At the time of writing, shares in the plumbing manufacturer are trading for $6.17 – up 3.87%. Earlier, shares hit the benchmark high of $6.18. The S&P/ASX 200 Index (ASX: XJO) is 0.39% higher.
Let’s take a closer look at today’s announcement.
Reliance Worldwide share price rockets on 86% increase in dividend
- Net sales of $1.3 billion, which is up 15% on the prior corresponding period (pcp).
- Reported earnings before interest, taxes, depreciation, and amortisation (EBITDA) of $341 million. That’s a 56% leap on the pcp.
- Reported NPAT of $188 million – up 111% on the pcp.
- Basic earnings per share (EPS) of 24 cents – also up 111% on the pcp.
- Full year dividend of 13 cents per share (6 cent interim + 7 cent final payment), 20% franked. It’s a rise of 86% on the pcp and, on the current share price, is a yield of 2.19%.
What happened in FY21 for Reliance Worldwide
In August 2020, the Reliance Worldwide share price was impacted when the Victorian government introduced stage 4 restrictions as part of its ultimately successful attempt to halt the spread of coronavirus during its second wave.
Reliance Worldwide operates 4 factories in Melbourne that ship across Australia and the wider Asia-Pacific region. After some uncertainty, Reliance assured investors it could operate as an essential business, but under restrictions.
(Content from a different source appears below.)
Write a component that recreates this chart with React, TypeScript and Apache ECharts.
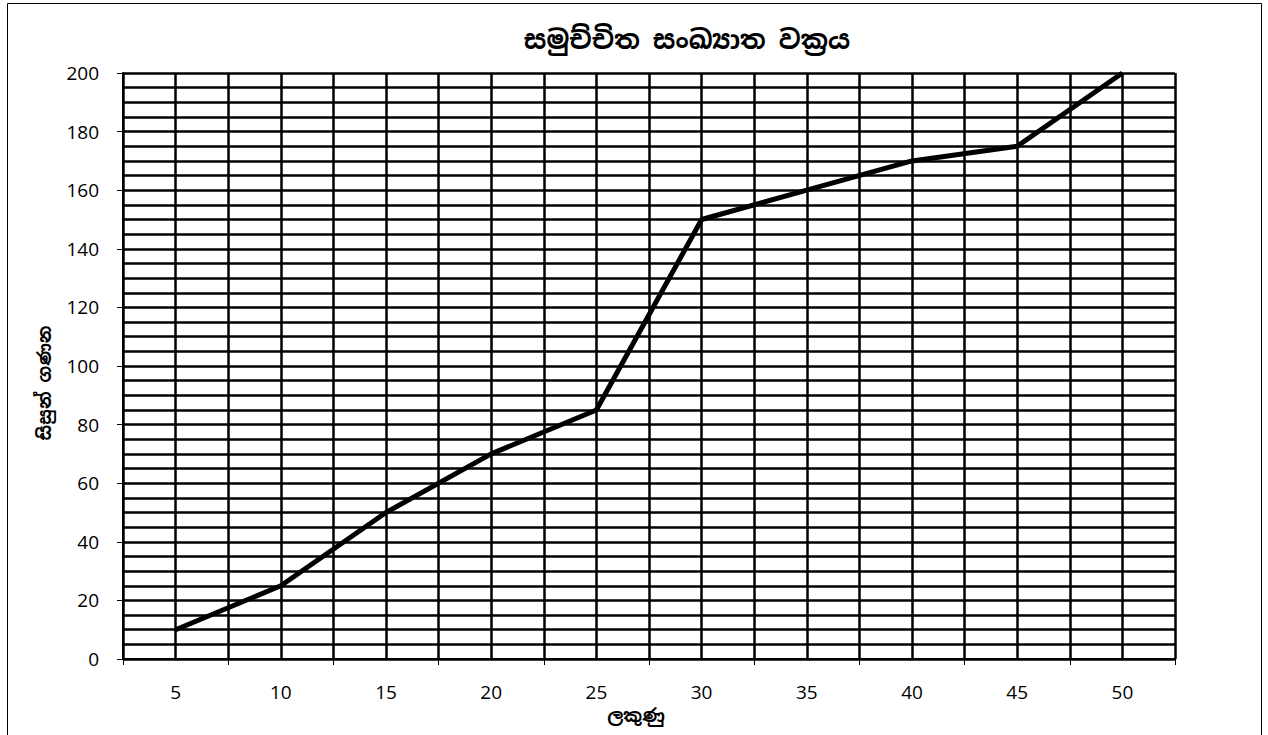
import React, { useEffect, useRef } from "react";
import * as echarts from "echarts";

const titleText = "සමුච්චිත සංඛ්‍යාත වක්‍රය";
const xName = "ලකුණු";
const yName = "සිසුන් ගණන";
const marks = ["5", "10", "15", "20", "25", "30", "35", "40", "45", "50"];
const students = [10, 25, 50, 70, 85, 150, 160, 170, 175, 200];

const FONT = "'Open Sans', 'Noto Sans', sans-serif";
const SIN_FONT = "'Noto Sans Sinhala', 'Noto Sans', sans-serif";

export default function App() {
  const ref = useRef<HTMLDivElement>(null);
  useEffect(() => {
    if (!ref.current) return;
    const chart = echarts.init(ref.current, null, { renderer: "svg" });
    chart.setOption({
      animation: false,
      backgroundColor: "#ffffff",
      title: {
        text: titleText,
        left: 682,
        top: 22,
        textAlign: "center",
        textStyle: { fontFamily: SIN_FONT, fontSize: 26, fontWeight: "bold", color: "#000" },
      },
      graphic: [
        {
          type: "rect",
          shape: { x: 7.5, y: 3.5, width: 1254, height: 760 },
          style: { fill: "none", stroke: "#000", lineWidth: 1 },
          silent: true,
        },
      ],
      grid: { left: 123, right: 93, top: 73, bottom: 76, containLabel: false },
      xAxis: [
        {
          type: "category",
          data: marks,
          boundaryGap: true,
          name: xName,
          nameLocation: "middle",
          nameGap: 47,
          nameTextStyle: { fontFamily: SIN_FONT, fontSize: 18, fontWeight: "bold", color: "#000", padding: [0, 26, 0, 0] },
          axisLine: { show: true, lineStyle: { color: "#000", width: 2 } },
          axisTick: { show: true, length: 6, lineStyle: { color: "#000", width: 1 } },
          axisLabel: { margin: 23, fontFamily: FONT, fontSize: 19, color: "#000" },
          splitLine: { show: false },
        },
        {
          type: "value",
          min: 0,
          max: 20,
          interval: 1,
          position: "top",
          show: true,
          axisLine: { show: false },
          axisTick: { show: false },
          axisLabel: { show: false },
          splitLine: { show: true, lineStyle: { color: "#000", width: 2.5 } },
        },
      ],
      yAxis: {
        type: "value",
        min: 0,
        max: 200,
        interval: 20,
        name: yName,
        nameLocation: "middle",
        nameGap: 70,
        nameRotate: 90,
        nameTextStyle: { fontFamily: SIN_FONT, fontSize: 18, fontWeight: "bold", color: "#000", padding: [0, 34, 0, 0] },
        axisLine: { show: true, lineStyle: { color: "#000", width: 2 } },
        axisTick: { show: true, length: 6, lineStyle: { color: "#000", width: 1 } },
        axisLabel: { margin: 24, fontFamily: FONT, fontSize: 19, color: "#000" },
        splitLine: { show: true, lineStyle: { color: "#000", width: 2.5 } },
        minorTick: { show: false, splitNumber: 4 },
        minorSplitLine: { show: true, lineStyle: { color: "#000", width: 2.5 } },
      },
      series: [
        {
          type: "line",
          xAxisIndex: 0,
          data: students,
          symbol: "none",
          lineStyle: { color: "#000", width: 5 },
          z: 5,
        },
      ],
    });
    return () => chart.dispose();
  }, []);
  return (
    <div
      ref={ref}
      style={{ position: "fixed", left: 0, top: 0, width: 1268, height: 735, background: "#fff" }}
    />
  );
}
The booming housing market also may have had affected Reliance Worldwide shares. As Motley Fool previously reported, the flourishing property and construction markets were occurring at a time of low interest rates and government subsidies. ASX construction shares, like Reliance, saw a noticeable uptick at the time.
What did management say?
Reliance Worldwide CEO Heath Sharp said the 2021 financial year had been a record one for the Company:
Over the course of FY2021 we sold more products to more customers than ever before. Each of our regions recorded strong sales growth, and this translated into strong earnings growth. The trend behind this growth was common to all our key markets, and it was the increased spending by property owners on their homes. It was supported by strong new homebuilding activity particularly in Australia where our business has its highest exposure to new residential construction.
Cost inflation pressures were markedly higher in the second half of the year, with input costs such as copper, steel and resins all trending higher, and cost increases also experienced in freight and packaging. These higher costs were able to be mitigated by price increases.
What’s next for Reliance Worldwide?
In its statement, Reliance Worldwide says it will not provide an earnings guidance for FY22 “due to the considerable uncertainty surrounding market demand and the potential impacts of further COVID outbreak”.
The company says it will update investors each quarter on trading conditions in its three regions, including sales and operating earnings.
Finally, Reliance has signed a new contract with its CEO, which it has also announced today.
The company says Sharp’s total remuneration will be adjusted to align with appropriate market benchmarks.
“This will be achieved by implementing a downward adjustment of fixed remuneration by approximately 20% over a transition period of 3 years with a corresponding increase in Short Term Incentive (“STI”) and Long-Term Incentive (“LTI”) opportunities,” according to the company.
Reliance share price snapshot
Over the past 12 months, the Reliance Worldwide share price has increased 115%. It has outperformed the S&P/ASX 200 Index (ASX: XJO) by about 90 percentage points in that time. Year-to-date, Reliance shares have gained 52%, outpacing the ASX 200’s 12%.
Reliance Worldwide has a market capitalisation of around $4.8 billion.